Gordon Ramsay Kitchen Heaven, published by Penguin Books, £20.

Love him or hate him, his recent TV series Ramsay's Kitchen Nightmares has got everyone talking. And if you found the Channel 4 series unmissable viewing, then buying Gordon Ramsay Kitchen Heaven, which accompanies the series, is as essential as the f word seems to be in Ramsay's conversation. All the "nightmare" characters are in there - including Bonaparte's "Lord of the Rings" Tim Gray, and the Glass House's pomegranate risotto creator Richard Collins.

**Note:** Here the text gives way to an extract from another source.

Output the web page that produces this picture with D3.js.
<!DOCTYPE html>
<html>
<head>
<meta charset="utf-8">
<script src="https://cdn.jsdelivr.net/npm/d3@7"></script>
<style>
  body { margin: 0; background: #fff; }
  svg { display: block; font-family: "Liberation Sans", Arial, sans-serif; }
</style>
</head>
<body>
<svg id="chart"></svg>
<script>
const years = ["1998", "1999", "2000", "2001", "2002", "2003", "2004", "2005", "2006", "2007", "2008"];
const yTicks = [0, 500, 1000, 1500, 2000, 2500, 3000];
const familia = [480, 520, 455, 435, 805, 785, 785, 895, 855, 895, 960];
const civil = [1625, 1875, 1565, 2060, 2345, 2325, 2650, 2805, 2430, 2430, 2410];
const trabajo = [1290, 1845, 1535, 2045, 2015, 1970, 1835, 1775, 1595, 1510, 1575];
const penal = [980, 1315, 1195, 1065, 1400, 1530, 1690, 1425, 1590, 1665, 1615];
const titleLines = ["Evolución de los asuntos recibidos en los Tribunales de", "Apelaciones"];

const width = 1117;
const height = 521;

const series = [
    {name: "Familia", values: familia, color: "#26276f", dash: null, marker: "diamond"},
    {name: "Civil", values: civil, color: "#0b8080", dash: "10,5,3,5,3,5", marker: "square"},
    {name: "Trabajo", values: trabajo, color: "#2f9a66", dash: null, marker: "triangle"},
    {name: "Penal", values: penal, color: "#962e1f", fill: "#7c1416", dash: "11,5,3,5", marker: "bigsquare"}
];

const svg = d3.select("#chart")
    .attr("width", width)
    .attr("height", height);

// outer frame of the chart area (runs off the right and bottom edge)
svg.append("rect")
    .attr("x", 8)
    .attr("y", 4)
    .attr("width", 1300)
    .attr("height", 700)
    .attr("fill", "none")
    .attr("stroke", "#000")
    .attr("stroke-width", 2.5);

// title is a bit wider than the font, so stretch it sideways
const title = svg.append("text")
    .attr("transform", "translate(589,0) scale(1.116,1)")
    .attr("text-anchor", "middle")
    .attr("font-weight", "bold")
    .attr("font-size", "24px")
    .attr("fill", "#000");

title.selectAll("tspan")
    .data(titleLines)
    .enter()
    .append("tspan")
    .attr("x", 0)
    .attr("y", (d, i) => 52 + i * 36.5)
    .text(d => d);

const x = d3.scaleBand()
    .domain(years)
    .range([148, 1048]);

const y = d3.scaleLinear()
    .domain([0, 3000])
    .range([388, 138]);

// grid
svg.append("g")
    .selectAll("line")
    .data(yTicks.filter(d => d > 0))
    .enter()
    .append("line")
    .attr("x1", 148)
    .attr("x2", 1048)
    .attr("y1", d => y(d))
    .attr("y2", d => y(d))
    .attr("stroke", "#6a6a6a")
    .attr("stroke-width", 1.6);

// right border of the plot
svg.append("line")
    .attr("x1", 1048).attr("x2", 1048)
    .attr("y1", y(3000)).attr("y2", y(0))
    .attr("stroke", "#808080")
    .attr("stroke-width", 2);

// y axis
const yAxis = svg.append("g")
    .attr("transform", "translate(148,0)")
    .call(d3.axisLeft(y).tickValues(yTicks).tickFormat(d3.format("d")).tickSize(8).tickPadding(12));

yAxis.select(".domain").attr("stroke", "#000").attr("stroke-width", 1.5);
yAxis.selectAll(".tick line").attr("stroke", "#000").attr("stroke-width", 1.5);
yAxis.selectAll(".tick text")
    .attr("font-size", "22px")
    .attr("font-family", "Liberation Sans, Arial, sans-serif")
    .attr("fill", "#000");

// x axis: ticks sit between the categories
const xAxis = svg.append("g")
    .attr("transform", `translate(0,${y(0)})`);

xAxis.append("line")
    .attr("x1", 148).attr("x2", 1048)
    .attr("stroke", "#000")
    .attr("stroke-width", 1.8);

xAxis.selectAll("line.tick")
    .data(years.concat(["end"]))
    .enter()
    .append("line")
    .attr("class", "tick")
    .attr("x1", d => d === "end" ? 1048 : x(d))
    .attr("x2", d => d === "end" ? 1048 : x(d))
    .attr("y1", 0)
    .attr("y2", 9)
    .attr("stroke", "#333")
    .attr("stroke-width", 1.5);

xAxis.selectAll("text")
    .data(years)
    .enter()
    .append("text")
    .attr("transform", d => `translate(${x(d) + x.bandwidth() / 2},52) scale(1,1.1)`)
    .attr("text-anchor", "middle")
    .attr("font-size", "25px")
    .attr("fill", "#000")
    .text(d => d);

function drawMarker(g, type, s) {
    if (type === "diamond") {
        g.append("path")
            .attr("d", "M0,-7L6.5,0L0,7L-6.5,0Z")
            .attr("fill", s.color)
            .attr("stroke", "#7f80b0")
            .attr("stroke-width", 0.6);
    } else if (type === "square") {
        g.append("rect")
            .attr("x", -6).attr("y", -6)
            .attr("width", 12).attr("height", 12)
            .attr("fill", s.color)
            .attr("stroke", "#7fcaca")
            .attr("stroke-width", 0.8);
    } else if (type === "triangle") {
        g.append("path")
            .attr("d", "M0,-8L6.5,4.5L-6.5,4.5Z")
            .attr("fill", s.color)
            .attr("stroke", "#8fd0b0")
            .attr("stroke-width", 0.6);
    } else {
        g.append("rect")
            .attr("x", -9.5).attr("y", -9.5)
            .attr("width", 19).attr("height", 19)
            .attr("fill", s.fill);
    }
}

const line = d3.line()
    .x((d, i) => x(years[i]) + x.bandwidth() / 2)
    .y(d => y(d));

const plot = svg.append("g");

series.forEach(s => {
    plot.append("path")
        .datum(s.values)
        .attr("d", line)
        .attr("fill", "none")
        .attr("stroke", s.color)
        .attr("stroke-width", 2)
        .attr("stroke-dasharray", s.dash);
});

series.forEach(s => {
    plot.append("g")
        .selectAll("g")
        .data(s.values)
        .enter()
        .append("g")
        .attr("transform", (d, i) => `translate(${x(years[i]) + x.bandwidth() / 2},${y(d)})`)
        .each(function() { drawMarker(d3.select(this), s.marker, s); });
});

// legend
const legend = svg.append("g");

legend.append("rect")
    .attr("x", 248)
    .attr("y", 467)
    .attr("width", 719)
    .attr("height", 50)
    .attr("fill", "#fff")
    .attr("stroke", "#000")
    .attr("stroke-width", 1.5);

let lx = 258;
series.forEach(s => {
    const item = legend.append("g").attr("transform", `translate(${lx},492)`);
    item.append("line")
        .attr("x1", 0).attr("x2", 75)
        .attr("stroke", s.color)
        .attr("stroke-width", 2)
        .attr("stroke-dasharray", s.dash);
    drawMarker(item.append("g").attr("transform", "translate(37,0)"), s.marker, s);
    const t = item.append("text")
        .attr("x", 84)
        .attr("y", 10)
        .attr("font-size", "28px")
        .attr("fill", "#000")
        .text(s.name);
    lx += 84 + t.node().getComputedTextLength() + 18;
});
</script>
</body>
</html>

It also gives Ramsay's thoughts on the running of pub the Walnut Tree in Abergavenny, whose owners felt duped about the name of the series. In the book Ramsay describes a classic fish stew he ate at the restaurant as a "muddy medley of tough fish". Ramsay says his main aim for the restaurants in the series was to make their menus hearty and rustic and many of the recipes in the book are in this style. As well as eluding to "nightmare" incidents from the restaurants he visited, the book is also packed with useful information for chefs such as tips on writing menus, how to deal with mistakes, and how to improve the ambience of your restaurant.

It is also littered with interesting anecdotes from the fiery chef's culinary career. But the main focus of the book is Ramsay's 100 new recipes, some of which he put on the menus of restaurants in the series. Among the recipes are Caesar Salad (the dish Ramsay nearly ended up "outside" arguing over), crispy duck salad, mackerel on toast with a warm potato salad, baked pumpkin, classic Dover sole with mashed potato and French peas, cottage pie, venison pie, stuffed loin of roast suckling pig with crispy crackling and banana sticky toffee pudding.

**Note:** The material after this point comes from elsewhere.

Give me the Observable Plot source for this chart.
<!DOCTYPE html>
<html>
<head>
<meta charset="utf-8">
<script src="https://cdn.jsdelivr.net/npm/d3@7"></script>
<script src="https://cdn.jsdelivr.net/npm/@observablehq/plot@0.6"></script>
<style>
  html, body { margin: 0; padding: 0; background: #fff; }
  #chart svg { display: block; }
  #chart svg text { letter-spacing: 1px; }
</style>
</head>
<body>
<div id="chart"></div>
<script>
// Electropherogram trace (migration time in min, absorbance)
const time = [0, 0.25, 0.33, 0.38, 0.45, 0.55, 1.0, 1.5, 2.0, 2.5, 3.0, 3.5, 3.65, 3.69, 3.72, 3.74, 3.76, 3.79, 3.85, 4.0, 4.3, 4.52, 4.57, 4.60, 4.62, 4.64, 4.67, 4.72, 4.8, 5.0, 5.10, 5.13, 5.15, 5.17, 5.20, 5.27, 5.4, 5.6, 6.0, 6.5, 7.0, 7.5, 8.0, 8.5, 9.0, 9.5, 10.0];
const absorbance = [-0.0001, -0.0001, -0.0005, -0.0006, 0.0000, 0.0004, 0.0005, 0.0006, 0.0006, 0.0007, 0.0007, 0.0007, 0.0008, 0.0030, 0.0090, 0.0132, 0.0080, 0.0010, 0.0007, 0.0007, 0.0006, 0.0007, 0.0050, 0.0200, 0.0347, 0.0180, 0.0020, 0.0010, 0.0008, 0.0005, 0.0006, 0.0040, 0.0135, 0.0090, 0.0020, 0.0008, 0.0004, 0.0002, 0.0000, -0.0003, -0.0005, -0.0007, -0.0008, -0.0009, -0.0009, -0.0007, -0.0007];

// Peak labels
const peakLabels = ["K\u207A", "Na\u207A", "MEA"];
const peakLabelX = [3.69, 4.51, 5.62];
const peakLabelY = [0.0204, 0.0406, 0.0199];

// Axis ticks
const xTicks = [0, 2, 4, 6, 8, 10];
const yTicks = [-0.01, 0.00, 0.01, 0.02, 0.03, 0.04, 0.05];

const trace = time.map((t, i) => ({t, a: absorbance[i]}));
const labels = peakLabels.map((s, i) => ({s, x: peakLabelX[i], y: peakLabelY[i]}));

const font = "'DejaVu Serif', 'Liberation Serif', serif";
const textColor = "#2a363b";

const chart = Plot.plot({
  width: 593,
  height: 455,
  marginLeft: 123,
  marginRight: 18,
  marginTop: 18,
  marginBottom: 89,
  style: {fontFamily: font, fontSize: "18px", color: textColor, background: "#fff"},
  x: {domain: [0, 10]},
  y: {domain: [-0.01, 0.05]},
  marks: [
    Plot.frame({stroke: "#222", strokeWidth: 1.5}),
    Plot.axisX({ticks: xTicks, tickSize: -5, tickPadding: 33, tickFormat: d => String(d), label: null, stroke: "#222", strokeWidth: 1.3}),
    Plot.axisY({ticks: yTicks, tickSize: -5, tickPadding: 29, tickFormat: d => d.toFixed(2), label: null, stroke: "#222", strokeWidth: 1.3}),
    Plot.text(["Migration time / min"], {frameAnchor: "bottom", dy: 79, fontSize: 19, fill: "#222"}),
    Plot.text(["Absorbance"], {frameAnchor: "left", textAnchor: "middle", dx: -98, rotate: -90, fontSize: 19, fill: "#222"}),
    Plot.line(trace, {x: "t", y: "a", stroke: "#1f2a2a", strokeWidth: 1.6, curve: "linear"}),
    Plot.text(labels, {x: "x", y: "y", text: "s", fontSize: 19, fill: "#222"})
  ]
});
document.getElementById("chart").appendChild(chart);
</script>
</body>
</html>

The book is also a visual treat, apart from the overkill of Ramsay pics, and is full of fantastic food photography and the faces that have fuelled many a talking point in the past weeks. Kitchen Heaven may be as arrogant and self-righteous in its tone as the man himself, but would we want him any other way? Prolong the nightmare and invest in Kitchen Heaven - it would be a sin not to.